A number of respondents also echoed the comments made in the BEIS Report regarding the lack of effective mechanisms currently available for the FRC to sanction directors (outside of those working for accountancy and actuarial bodies) when their conduct falls short or where they failed to comply with their duties. It was suggested that the FRC should be appointed powers to intervene and sanction all directors.

There was also a suggestion that: (i) The Company Directors Disqualification Act and (ii) the investigative powers conferred on the Secretary of State under the Companies Act 1985 could be put to better use. 

The Government has noted these comments and has actively encouraged the FRC to respond on this issue after its consultation.  

Boardroom diversity 

Whilst the Green Paper did not expressly seek views on this issue (which is being actioned separately), many respondents highlighted the continuing need for greater board diversity. 

The Government accepts that this is an important issue and the Response refers to a number of reviews underway in the area of gender, ethnic and social diversity.

We shall need to wait and see which of recommendations made in the BEIS Report, are accepted by the FRC later this  year.  However, the Government has confirmed that it will not currently be acting on  two key recommendations in the BEIS Report, that:

  • From May 2020 at least half of all new appointments to senior and executive management positions in FTSE350 and all listed companies should be women, and 
  • All FTSE100 companies should be required, by legislation, to publish their workforce data, broken down by ethnicity and pay band.  

Conclusion

Several of the Government's proposals mirror key recommendations made in the BEIS Report. In particular, the Government agrees with the recommendations for: (i) more narrative reporting on how companies are engaging with stakeholders and how directors are meeting the s172 duty; (ii) the development of a Code for large privately-held businesses; and (iii) the introduction of a CEO pay ratio report.

Although the Response confirms that some of the recommendations made in the BEIS Report will not be considered further (such as the abolition of LTIPs) and others may now be superseded, it accepts that a large number of recommendations made in the BEIS Report are concerned with potential amendments and enhancements to the Code and guidance. 

This means that a number of the recommendations made are still in play and we shall need to wait and see what further proposals are made by the FRC, and the Government, on corporate governance generally after the consultation period closes later this year. 

The interesting suggestion that a wider role and new powers be given to the FRC, to act as a regulator and enforcer of directors' duties has not been dismissed in the Response. Currently, there is still limited detail on how the FRC's wider powers might operate in practice. However, presuming this recommendation is accepted by the FRC (which has already sought additional powers), further details should shortly follow.

Next steps

Implementing these reform proposals will  require a combination of changes to the Code, voluntary industry action, secondary legislation and action by relevant regulators to improve co-ordination and the use of existing powers.

The Government intends to lay before Parliament draft secondary legislation, where required, before March 2018, to be brought into effect by June 2018. The work on developing voluntary corporate governance principles for large private companies will also commence later in the Autumn.

Any changes proposed to the Code (after the FRC's consultation has ended) are more likely to come into force in 2019.

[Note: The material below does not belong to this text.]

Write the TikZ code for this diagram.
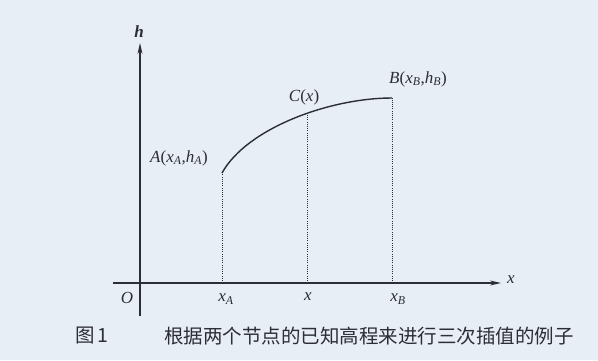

While these new proposals have been welcomed by most business groups, unions and opposition parties have been quick to dismiss this package. The Government has been criticised for dropping some of the more radical proposals contained in the Conservative Party's 2017 manifesto to put workers on boards and annual binding pay votes. The policy package has been described in some quarters as "strong on rhetoric, weak on action", providing little more than superficial changes.